June 7, 2021
Licensing ESXi 6.x/7.0.x and vCenter Server 6.x/7.0.x
When you decide to start using VMware vSphere to run virtual machines on ESXi hosts in your environment, you need to define which license to buy and understand how to apply the ESXi license. VMware provides different editions of vSphere and vCenter for customers who deploy VMware vSphere to run VMs and build virtual environments. This blog post covers the principles of VMware ESXi licensing and explains how to install VMware licenses.
General vSphere Licensing Information
There are two main VMware licenses in VMware vSphere: vSphere licenses for ESXi hosts and licenses for vCenter Server. If you use standalone ESXi hosts, buy the needed VMware vSphere license and install it on each ESXi host. If you have multiple ESXi hosts, it is better to manage them centrally. In this case, I recommend that you install vCenter Server.

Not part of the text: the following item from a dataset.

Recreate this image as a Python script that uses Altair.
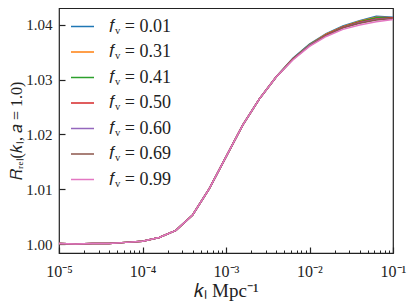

VMware vCenter Server allows you to manage ESXi hosts, create data centers that are logical structures to group ESXi hosts, create clusters, migrate virtual machines between hosts, and so on. VMware vCenter requires a separate vCenter Server license installed on your vCenter Server. A version of your vCenter Server must at least match or be higher than the highest version of an ESXi host running in your environment that you want to manage by vCenter. Older versions of vCenter Server cannot manage newer versions of ESXi. For example, you can install vCenter 7.0 to manage hosts running ESXi 6.7 and ESXi 7.0, but you cannot install vCenter Server 6.0 to manage hosts running ESXi 6.5.
VMware licenses are 25-character strings that contain letters and digits, divided into 5-character blocks with the “-” symbol. License keys contain encrypted information about the purchased product edition and are not tied to hardware. You can assign the same VMware ESXi license key (the vSphere license) to multiple ESXi hosts until the total number of processors exceeds the CPU (central processing unit) capacity allowed by the license.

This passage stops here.